# [GIVEN PROBLEM]
How many lines hold the string "script"? Reply with the number alone.

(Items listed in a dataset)
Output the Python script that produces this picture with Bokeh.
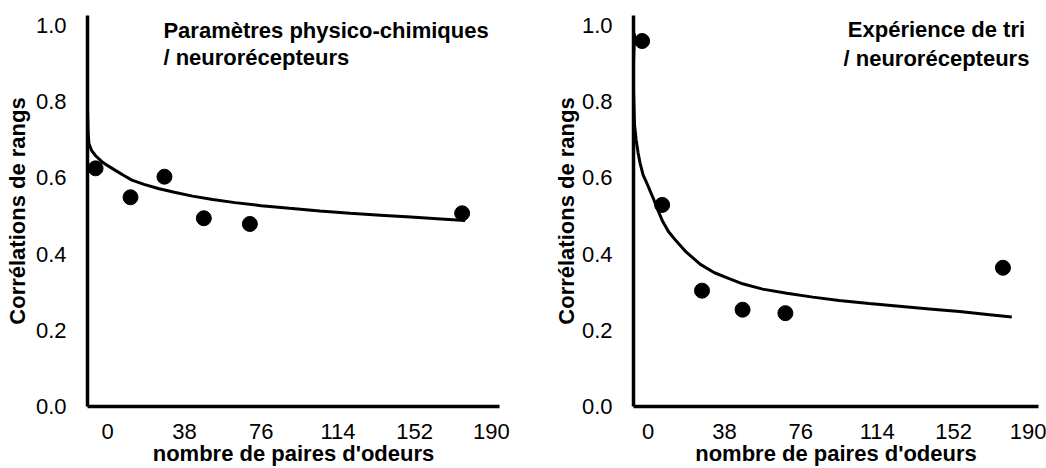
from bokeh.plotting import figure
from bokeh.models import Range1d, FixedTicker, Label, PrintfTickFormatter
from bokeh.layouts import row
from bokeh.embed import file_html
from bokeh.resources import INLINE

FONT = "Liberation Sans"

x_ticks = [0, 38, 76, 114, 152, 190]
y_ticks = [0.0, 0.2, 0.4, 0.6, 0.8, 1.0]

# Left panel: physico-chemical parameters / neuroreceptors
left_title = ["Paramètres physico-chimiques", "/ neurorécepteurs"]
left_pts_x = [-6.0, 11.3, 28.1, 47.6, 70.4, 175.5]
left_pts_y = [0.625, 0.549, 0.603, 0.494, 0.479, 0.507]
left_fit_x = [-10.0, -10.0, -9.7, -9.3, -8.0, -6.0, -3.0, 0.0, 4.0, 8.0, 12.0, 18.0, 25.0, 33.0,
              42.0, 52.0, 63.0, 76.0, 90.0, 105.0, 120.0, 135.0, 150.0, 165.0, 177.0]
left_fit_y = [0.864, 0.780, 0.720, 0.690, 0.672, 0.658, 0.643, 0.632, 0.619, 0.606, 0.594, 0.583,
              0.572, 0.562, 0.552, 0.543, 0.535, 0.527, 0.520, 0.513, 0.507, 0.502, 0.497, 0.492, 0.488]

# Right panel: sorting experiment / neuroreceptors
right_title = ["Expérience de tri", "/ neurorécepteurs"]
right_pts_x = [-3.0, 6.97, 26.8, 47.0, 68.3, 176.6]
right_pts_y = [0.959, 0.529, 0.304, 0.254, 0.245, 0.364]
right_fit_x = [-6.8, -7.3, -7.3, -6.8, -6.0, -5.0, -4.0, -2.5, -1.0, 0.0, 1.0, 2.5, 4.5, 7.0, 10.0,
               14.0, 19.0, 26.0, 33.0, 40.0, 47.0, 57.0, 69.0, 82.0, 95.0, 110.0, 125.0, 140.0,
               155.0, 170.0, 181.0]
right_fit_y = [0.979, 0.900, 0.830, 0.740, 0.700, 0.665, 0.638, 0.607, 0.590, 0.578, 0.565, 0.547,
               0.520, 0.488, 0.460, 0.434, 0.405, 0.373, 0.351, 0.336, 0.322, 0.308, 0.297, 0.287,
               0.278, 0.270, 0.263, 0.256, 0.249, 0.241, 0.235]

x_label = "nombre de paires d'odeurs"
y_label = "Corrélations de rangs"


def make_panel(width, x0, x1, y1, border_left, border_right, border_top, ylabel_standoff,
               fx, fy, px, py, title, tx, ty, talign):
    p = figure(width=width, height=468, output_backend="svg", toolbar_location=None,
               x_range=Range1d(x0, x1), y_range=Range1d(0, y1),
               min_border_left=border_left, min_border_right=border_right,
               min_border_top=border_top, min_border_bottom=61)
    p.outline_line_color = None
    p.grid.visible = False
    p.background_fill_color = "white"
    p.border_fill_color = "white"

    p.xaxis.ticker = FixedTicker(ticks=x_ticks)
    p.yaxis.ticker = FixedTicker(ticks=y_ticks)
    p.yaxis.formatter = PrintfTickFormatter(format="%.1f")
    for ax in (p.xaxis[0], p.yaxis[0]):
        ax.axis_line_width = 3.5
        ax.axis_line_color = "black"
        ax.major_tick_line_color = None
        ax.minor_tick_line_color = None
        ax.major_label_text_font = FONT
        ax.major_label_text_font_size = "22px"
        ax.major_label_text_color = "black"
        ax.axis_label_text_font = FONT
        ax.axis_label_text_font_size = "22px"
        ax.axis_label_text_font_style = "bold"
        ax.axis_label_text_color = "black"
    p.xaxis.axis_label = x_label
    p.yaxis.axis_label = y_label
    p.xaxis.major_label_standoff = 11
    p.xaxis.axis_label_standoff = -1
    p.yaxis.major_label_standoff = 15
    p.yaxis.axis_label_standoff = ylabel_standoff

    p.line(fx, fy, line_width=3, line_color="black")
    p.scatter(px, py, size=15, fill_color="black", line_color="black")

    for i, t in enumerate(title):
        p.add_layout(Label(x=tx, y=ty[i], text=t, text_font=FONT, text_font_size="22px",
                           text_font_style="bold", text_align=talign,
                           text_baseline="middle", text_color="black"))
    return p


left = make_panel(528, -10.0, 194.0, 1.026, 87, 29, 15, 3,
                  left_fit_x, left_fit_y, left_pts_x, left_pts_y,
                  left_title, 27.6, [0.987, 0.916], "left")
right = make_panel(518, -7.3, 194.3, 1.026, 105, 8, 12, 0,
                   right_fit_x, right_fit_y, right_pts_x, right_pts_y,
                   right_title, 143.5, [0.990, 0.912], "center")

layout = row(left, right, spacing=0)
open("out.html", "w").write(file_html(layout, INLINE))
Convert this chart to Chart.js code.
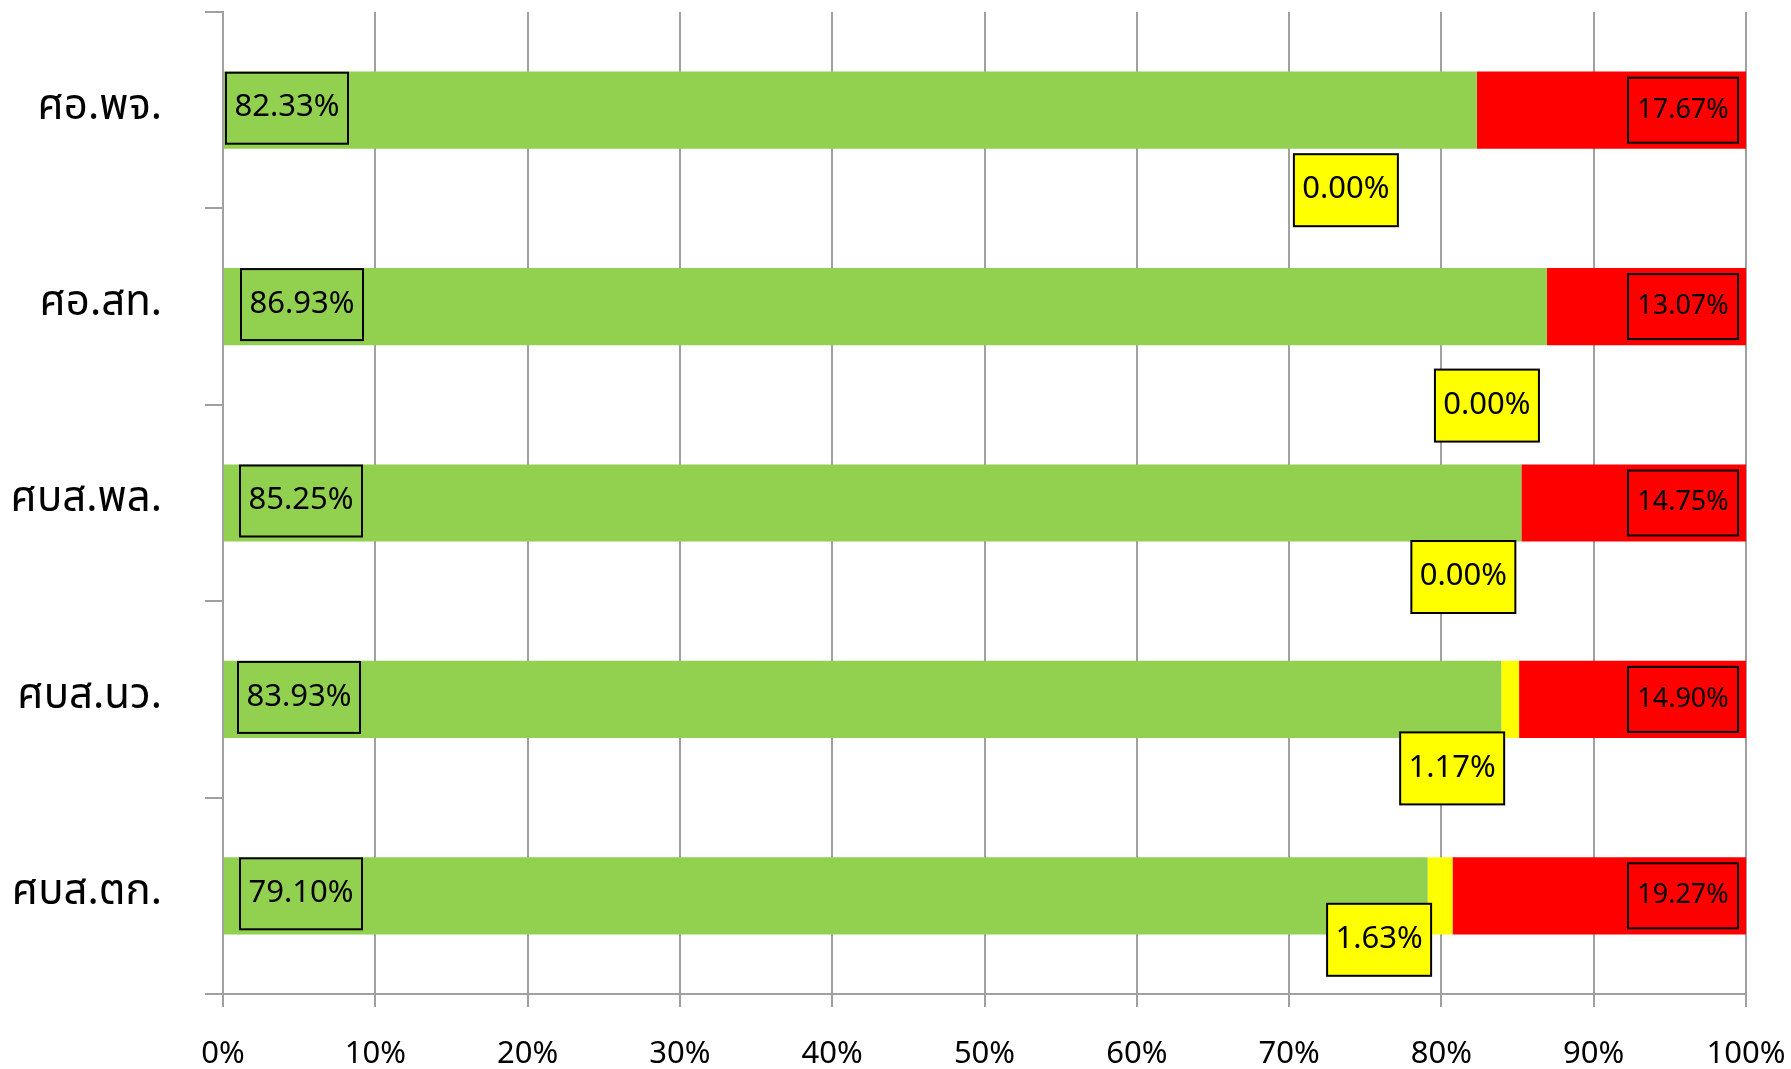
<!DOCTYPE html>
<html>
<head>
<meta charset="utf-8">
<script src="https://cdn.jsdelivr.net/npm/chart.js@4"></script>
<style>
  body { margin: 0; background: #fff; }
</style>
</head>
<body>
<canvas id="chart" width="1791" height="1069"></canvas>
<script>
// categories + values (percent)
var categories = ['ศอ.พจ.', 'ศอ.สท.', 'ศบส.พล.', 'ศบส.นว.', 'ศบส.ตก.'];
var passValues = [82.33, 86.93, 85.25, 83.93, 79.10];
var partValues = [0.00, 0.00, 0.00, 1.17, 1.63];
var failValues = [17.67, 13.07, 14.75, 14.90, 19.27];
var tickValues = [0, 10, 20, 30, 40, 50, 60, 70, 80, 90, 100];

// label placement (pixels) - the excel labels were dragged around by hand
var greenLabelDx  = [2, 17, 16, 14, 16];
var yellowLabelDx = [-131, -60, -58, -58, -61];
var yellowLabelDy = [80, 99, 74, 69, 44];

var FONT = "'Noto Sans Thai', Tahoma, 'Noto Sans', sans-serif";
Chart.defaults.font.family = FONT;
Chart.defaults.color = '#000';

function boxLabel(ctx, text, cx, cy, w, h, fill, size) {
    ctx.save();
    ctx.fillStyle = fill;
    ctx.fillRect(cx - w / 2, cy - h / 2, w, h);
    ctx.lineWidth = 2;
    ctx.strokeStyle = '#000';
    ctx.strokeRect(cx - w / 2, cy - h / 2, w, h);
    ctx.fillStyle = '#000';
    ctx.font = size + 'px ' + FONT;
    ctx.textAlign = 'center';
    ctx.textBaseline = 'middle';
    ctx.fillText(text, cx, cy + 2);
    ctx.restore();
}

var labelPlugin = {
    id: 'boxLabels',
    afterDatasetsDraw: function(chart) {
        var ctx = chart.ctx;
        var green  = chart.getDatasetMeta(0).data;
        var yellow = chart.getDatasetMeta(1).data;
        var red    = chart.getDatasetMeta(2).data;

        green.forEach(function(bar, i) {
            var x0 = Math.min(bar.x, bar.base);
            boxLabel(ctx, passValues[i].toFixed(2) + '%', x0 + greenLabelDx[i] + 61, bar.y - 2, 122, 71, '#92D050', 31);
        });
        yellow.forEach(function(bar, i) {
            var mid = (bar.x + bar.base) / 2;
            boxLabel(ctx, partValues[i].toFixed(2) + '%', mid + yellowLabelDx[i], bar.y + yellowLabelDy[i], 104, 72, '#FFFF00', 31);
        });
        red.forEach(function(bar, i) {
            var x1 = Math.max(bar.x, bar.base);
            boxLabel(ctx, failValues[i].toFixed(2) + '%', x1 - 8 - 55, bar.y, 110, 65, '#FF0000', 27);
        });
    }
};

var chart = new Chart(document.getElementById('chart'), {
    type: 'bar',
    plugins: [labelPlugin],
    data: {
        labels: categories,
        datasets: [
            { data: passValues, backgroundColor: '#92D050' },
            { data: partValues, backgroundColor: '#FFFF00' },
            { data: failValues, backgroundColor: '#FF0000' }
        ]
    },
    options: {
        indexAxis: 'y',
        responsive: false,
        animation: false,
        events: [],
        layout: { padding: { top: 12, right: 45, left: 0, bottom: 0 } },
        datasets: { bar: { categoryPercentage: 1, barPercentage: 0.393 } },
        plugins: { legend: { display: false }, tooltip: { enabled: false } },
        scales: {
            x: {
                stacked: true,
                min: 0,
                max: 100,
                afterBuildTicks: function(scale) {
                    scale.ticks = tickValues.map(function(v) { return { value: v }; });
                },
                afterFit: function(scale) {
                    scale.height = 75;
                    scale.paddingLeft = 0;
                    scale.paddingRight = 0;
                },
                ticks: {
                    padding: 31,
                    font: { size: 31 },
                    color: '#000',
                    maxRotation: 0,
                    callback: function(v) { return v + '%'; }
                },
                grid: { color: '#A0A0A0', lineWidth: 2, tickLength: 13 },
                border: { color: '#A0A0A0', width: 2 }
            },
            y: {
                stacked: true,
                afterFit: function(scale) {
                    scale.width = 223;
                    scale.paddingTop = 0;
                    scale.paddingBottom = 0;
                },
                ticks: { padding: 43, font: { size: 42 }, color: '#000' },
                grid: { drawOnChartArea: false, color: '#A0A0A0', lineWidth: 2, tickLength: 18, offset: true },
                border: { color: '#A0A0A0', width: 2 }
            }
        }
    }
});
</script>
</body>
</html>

# [RESPONSE TO THE EXERCISE]
4